### GOAL OF THE EXERCISE
In the records below, find the line that contains "Write the matplotlib code for this chart." and the line that contains "-3.68, -3.70, -3.68, -3.68, -3.50, -3.48, -3.40]"; write out exactly those two lines and everything between them, without the pictures.

### LISTED ENTRIES
******

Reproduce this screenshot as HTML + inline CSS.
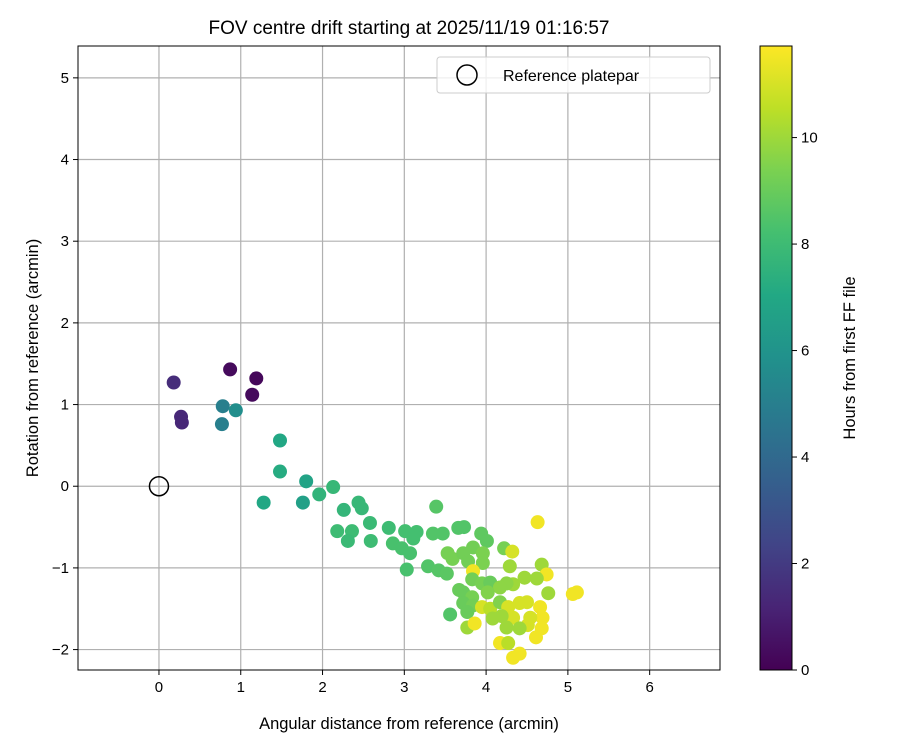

******

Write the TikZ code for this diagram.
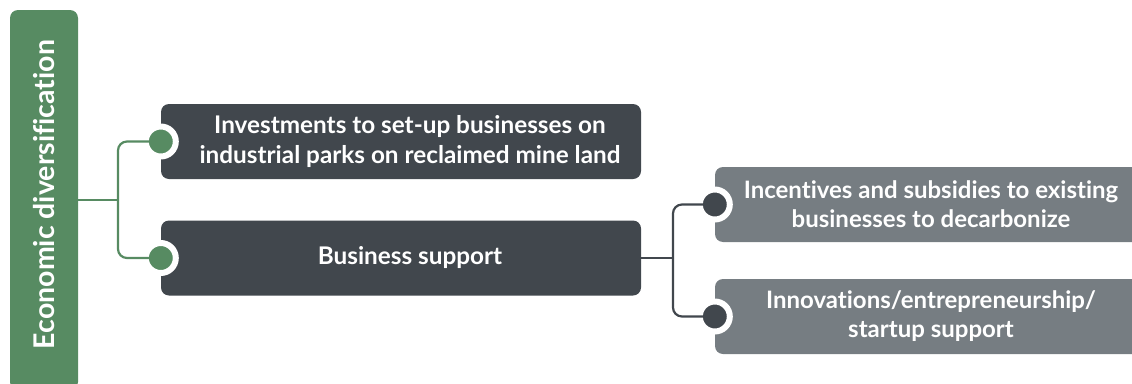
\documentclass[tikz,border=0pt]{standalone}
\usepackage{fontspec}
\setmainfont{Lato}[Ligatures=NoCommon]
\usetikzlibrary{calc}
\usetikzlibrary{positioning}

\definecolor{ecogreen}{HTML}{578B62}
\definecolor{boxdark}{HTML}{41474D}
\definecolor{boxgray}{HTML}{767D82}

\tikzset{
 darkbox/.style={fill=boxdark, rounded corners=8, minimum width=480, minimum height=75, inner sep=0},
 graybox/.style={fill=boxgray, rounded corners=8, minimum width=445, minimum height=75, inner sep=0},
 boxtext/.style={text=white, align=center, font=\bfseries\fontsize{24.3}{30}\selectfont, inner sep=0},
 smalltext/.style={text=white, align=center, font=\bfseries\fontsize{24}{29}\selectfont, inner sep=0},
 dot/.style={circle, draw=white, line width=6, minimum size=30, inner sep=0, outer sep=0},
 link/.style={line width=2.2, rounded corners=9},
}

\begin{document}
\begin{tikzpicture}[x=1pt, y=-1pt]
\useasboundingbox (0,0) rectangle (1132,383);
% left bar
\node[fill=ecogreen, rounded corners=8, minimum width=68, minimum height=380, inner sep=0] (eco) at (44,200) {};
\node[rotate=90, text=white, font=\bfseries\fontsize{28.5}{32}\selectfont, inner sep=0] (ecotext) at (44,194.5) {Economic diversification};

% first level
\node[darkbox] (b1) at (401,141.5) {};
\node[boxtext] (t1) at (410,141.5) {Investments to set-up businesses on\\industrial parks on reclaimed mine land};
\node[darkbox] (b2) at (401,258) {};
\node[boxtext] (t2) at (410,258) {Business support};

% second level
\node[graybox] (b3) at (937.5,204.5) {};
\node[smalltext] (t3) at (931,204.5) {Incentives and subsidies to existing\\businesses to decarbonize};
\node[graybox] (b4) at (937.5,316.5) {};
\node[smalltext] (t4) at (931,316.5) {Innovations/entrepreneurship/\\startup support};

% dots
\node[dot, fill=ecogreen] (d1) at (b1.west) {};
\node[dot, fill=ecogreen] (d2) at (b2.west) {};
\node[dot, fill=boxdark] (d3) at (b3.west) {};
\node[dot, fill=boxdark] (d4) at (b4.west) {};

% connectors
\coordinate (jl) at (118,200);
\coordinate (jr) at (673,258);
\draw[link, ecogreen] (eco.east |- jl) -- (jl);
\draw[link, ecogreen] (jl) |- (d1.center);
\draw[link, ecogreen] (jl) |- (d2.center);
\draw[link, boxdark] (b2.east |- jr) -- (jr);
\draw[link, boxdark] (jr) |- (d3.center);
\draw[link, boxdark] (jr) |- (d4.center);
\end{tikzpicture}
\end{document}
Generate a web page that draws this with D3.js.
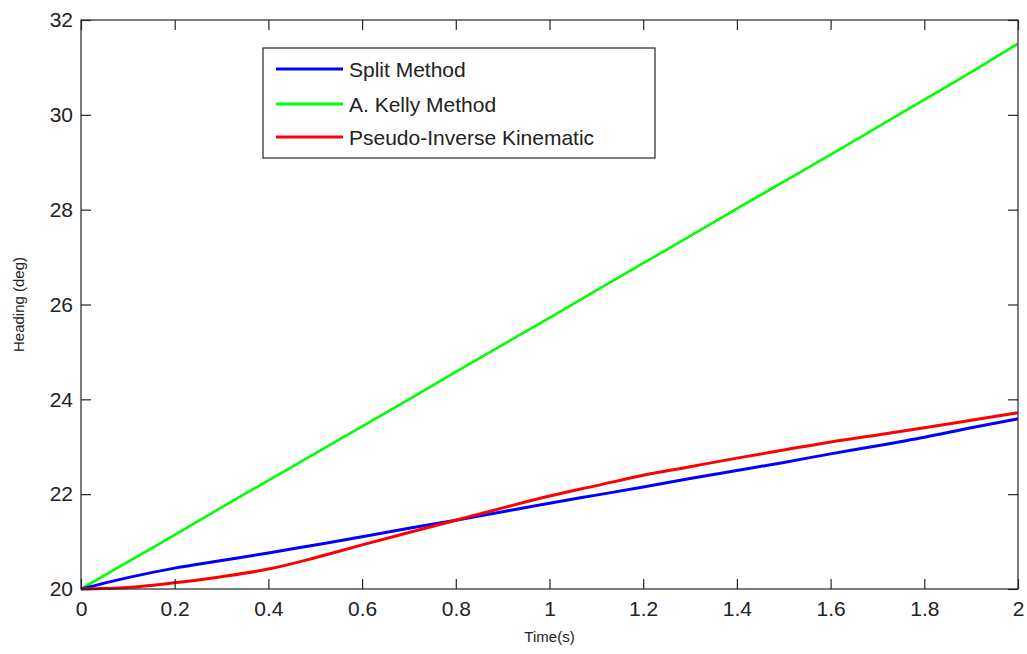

******

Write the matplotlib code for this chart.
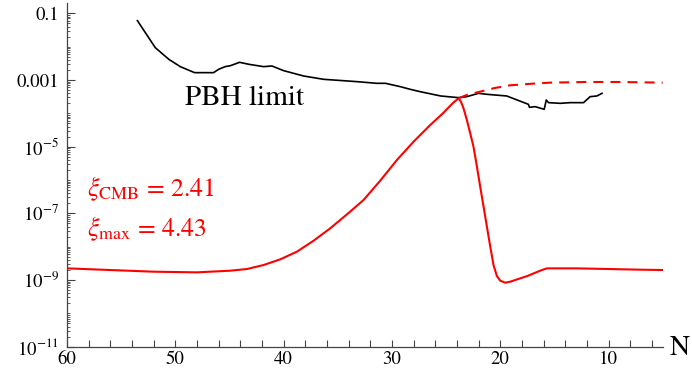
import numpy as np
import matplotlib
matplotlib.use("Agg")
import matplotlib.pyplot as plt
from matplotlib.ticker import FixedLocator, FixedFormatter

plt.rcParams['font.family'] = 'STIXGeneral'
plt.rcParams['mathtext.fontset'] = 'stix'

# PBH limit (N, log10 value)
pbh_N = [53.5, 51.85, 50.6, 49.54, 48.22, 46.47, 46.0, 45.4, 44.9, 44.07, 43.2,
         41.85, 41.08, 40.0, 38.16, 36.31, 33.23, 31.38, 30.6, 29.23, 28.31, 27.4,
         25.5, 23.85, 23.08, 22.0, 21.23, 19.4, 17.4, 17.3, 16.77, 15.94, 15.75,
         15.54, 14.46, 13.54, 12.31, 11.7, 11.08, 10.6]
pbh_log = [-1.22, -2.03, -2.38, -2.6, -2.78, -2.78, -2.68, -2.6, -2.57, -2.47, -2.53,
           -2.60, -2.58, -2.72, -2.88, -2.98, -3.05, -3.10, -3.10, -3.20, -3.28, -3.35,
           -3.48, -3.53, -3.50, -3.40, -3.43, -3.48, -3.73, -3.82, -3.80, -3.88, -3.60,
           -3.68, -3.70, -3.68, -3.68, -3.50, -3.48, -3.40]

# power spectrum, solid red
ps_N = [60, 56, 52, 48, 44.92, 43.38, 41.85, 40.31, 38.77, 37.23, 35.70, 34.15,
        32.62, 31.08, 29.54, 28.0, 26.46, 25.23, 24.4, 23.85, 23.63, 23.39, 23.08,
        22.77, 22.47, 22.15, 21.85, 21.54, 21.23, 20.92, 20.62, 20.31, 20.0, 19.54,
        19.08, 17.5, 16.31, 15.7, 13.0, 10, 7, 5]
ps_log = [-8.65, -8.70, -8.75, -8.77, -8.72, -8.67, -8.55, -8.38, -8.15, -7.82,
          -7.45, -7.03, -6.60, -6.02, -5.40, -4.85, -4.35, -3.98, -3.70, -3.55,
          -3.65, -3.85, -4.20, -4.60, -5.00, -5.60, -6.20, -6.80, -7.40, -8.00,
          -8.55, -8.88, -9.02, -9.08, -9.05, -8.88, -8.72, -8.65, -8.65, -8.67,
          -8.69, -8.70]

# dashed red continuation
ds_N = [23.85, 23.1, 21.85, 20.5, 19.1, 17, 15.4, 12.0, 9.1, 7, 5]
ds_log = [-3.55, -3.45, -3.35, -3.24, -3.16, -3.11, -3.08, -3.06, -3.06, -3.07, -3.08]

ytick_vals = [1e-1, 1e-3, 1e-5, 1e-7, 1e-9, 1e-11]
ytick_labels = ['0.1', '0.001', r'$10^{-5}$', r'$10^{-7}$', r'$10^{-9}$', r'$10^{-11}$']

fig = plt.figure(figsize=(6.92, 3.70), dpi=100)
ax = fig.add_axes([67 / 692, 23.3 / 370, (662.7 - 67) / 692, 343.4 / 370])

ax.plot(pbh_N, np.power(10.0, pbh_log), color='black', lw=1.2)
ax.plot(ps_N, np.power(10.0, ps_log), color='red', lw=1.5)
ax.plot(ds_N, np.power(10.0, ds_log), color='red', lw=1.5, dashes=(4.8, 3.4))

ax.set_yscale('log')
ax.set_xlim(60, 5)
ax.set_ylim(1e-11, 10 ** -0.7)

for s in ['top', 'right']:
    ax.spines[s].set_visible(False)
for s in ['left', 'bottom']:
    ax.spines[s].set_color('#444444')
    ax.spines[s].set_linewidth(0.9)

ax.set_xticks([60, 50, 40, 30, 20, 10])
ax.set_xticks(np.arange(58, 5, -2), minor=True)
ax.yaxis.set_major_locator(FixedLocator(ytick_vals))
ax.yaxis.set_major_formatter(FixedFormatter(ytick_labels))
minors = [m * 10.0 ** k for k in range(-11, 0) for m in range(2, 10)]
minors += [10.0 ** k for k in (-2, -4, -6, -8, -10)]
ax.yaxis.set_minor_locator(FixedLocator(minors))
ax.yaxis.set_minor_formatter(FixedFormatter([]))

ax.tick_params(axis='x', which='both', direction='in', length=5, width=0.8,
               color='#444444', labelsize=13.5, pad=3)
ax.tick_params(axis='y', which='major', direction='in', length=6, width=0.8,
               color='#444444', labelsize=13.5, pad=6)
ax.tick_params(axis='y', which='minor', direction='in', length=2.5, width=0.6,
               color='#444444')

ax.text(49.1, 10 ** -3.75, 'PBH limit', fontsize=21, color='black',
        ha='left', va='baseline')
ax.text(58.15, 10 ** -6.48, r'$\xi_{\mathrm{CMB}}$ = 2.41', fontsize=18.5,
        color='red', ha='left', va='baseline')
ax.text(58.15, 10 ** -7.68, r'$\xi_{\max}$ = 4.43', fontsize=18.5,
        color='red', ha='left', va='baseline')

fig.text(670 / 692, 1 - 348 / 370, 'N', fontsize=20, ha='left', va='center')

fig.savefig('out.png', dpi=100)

******

### EXERCISE ANSWER
Write the matplotlib code for this chart.
import numpy as np
import matplotlib
matplotlib.use("Agg")
import matplotlib.pyplot as plt
from matplotlib.ticker import FixedLocator, FixedFormatter

plt.rcParams['font.family'] = 'STIXGeneral'
plt.rcParams['mathtext.fontset'] = 'stix'

# PBH limit (N, log10 value)
pbh_N = [53.5, 51.85, 50.6, 49.54, 48.22, 46.47, 46.0, 45.4, 44.9, 44.07, 43.2,
         41.85, 41.08, 40.0, 38.16, 36.31, 33.23, 31.38, 30.6, 29.23, 28.31, 27.4,
         25.5, 23.85, 23.08, 22.0, 21.23, 19.4, 17.4, 17.3, 16.77, 15.94, 15.75,
         15.54, 14.46, 13.54, 12.31, 11.7, 11.08, 10.6]
pbh_log = [-1.22, -2.03, -2.38, -2.6, -2.78, -2.78, -2.68, -2.6, -2.57, -2.47, -2.53,
           -2.60, -2.58, -2.72, -2.88, -2.98, -3.05, -3.10, -3.10, -3.20, -3.28, -3.35,
           -3.48, -3.53, -3.50, -3.40, -3.43, -3.48, -3.73, -3.82, -3.80, -3.88, -3.60,
           -3.68, -3.70, -3.68, -3.68, -3.50, -3.48, -3.40]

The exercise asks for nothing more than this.